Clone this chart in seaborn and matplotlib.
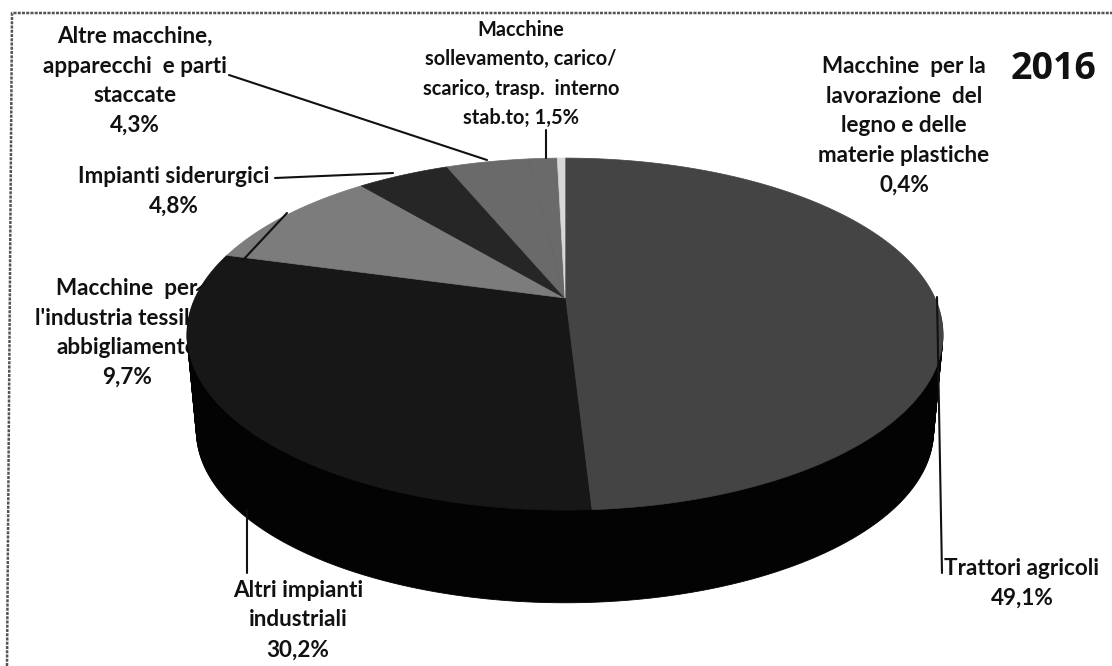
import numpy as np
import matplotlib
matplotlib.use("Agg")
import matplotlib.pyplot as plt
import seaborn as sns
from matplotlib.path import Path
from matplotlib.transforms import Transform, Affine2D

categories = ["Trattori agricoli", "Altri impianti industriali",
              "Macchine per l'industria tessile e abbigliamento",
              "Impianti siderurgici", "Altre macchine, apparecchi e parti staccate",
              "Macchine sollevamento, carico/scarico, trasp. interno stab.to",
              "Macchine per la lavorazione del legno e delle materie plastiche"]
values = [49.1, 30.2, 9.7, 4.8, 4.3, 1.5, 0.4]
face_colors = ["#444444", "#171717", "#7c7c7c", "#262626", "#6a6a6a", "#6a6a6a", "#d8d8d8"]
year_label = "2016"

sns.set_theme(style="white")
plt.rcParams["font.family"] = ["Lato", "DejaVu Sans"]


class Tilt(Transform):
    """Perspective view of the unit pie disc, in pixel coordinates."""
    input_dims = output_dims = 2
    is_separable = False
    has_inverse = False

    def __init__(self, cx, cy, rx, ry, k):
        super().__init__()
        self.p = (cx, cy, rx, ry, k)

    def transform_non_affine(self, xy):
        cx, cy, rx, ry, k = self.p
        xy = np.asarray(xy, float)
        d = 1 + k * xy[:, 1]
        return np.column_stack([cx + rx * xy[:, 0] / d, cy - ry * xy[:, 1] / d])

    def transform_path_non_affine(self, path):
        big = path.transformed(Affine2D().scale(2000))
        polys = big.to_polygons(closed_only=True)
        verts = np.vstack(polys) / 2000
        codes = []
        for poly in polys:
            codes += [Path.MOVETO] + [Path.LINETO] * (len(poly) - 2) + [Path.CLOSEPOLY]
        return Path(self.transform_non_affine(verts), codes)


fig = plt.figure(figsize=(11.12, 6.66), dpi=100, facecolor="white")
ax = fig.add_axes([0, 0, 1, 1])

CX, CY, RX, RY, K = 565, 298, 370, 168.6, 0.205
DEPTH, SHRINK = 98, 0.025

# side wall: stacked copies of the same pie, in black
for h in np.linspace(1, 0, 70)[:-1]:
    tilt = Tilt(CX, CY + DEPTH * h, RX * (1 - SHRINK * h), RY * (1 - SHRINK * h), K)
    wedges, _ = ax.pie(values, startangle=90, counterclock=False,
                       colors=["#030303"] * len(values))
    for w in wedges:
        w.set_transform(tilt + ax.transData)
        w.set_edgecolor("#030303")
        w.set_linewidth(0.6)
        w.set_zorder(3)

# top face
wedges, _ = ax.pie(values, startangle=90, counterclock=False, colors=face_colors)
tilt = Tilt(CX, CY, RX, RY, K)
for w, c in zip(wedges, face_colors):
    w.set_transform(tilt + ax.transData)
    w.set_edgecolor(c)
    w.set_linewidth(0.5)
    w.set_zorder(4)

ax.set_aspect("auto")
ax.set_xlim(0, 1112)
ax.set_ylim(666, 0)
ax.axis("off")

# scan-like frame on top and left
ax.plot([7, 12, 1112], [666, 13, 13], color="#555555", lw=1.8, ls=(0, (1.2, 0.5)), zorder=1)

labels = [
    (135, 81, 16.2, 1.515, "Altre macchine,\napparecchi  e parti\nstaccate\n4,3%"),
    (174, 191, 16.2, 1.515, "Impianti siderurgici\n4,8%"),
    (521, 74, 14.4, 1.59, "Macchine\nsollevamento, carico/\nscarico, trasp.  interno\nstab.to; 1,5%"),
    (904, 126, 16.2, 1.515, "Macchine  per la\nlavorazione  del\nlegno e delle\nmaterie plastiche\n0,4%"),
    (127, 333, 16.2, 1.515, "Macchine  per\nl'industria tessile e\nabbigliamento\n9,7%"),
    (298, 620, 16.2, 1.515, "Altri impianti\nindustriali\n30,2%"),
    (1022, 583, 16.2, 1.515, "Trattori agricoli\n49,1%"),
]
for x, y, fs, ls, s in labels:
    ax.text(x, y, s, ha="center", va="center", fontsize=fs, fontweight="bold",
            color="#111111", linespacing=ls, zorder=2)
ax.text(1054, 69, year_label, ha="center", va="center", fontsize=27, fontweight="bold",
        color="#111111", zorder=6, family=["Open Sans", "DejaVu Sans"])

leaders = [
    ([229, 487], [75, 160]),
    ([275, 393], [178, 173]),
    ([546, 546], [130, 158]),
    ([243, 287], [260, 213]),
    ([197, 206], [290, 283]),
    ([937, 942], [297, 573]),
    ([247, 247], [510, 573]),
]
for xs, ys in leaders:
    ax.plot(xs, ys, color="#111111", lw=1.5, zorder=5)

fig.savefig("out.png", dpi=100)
+++
§ **WRITTEN EXERCISE**: Please write out all the data again word for word, but not the pictures.

§ **PROBLEM SOLUTION**:
Clone this chart in seaborn and matplotlib.
import numpy as np
import matplotlib
matplotlib.use("Agg")
import matplotlib.pyplot as plt
import seaborn as sns
from matplotlib.path import Path
from matplotlib.transforms import Transform, Affine2D

categories = ["Trattori agricoli", "Altri impianti industriali",
              "Macchine per l'industria tessile e abbigliamento",
              "Impianti siderurgici", "Altre macchine, apparecchi e parti staccate",
              "Macchine sollevamento, carico/scarico, trasp. interno stab.to",
              "Macchine per la lavorazione del legno e delle materie plastiche"]
values = [49.1, 30.2, 9.7, 4.8, 4.3, 1.5, 0.4]
face_colors = ["#444444", "#171717", "#7c7c7c", "#262626", "#6a6a6a", "#6a6a6a", "#d8d8d8"]
year_label = "2016"

sns.set_theme(style="white")
plt.rcParams["font.family"] = ["Lato", "DejaVu Sans"]


class Tilt(Transform):
    """Perspective view of the unit pie disc, in pixel coordinates."""
    input_dims = output_dims = 2
    is_separable = False
    has_inverse = False

    def __init__(self, cx, cy, rx, ry, k):
        super().__init__()
        self.p = (cx, cy, rx, ry, k)

    def transform_non_affine(self, xy):
        cx, cy, rx, ry, k = self.p
        xy = np.asarray(xy, float)
        d = 1 + k * xy[:, 1]
        return np.column_stack([cx + rx * xy[:, 0] / d, cy - ry * xy[:, 1] / d])

    def transform_path_non_affine(self, path):
        big = path.transformed(Affine2D().scale(2000))
        polys = big.to_polygons(closed_only=True)
        verts = np.vstack(polys) / 2000
        codes = []
        for poly in polys:
            codes += [Path.MOVETO] + [Path.LINETO] * (len(poly) - 2) + [Path.CLOSEPOLY]
        return Path(self.transform_non_affine(verts), codes)


fig = plt.figure(figsize=(11.12, 6.66), dpi=100, facecolor="white")
ax = fig.add_axes([0, 0, 1, 1])

CX, CY, RX, RY, K = 565, 298, 370, 168.6, 0.205
DEPTH, SHRINK = 98, 0.025

# side wall: stacked copies of the same pie, in black
for h in np.linspace(1, 0, 70)[:-1]:
    tilt = Tilt(CX, CY + DEPTH * h, RX * (1 - SHRINK * h), RY * (1 - SHRINK * h), K)
    wedges, _ = ax.pie(values, startangle=90, counterclock=False,
                       colors=["#030303"] * len(values))
    for w in wedges:
        w.set_transform(tilt + ax.transData)
        w.set_edgecolor("#030303")
        w.set_linewidth(0.6)
        w.set_zorder(3)

# top face
wedges, _ = ax.pie(values, startangle=90, counterclock=False, colors=face_colors)
tilt = Tilt(CX, CY, RX, RY, K)
for w, c in zip(wedges, face_colors):
    w.set_transform(tilt + ax.transData)
    w.set_edgecolor(c)
    w.set_linewidth(0.5)
    w.set_zorder(4)

ax.set_aspect("auto")
ax.set_xlim(0, 1112)
ax.set_ylim(666, 0)
ax.axis("off")

# scan-like frame on top and left
ax.plot([7, 12, 1112], [666, 13, 13], color="#555555", lw=1.8, ls=(0, (1.2, 0.5)), zorder=1)

labels = [
    (135, 81, 16.2, 1.515, "Altre macchine,\napparecchi  e parti\nstaccate\n4,3%"),
    (174, 191, 16.2, 1.515, "Impianti siderurgici\n4,8%"),
    (521, 74, 14.4, 1.59, "Macchine\nsollevamento, carico/\nscarico, trasp.  interno\nstab.to; 1,5%"),
    (904, 126, 16.2, 1.515, "Macchine  per la\nlavorazione  del\nlegno e delle\nmaterie plastiche\n0,4%"),
    (127, 333, 16.2, 1.515, "Macchine  per\nl'industria tessile e\nabbigliamento\n9,7%"),
    (298, 620, 16.2, 1.515, "Altri impianti\nindustriali\n30,2%"),
    (1022, 583, 16.2, 1.515, "Trattori agricoli\n49,1%"),
]
for x, y, fs, ls, s in labels:
    ax.text(x, y, s, ha="center", va="center", fontsize=fs, fontweight="bold",
            color="#111111", linespacing=ls, zorder=2)
ax.text(1054, 69, year_label, ha="center", va="center", fontsize=27, fontweight="bold",
        color="#111111", zorder=6, family=["Open Sans", "DejaVu Sans"])

leaders = [
    ([229, 487], [75, 160]),
    ([275, 393], [178, 173]),
    ([546, 546], [130, 158]),
    ([243, 287], [260, 213]),
    ([197, 206], [290, 283]),
    ([937, 942], [297, 573]),
    ([247, 247], [510, 573]),
]
for xs, ys in leaders:
    ax.plot(xs, ys, color="#111111", lw=1.5, zorder=5)

fig.savefig("out.png", dpi=100)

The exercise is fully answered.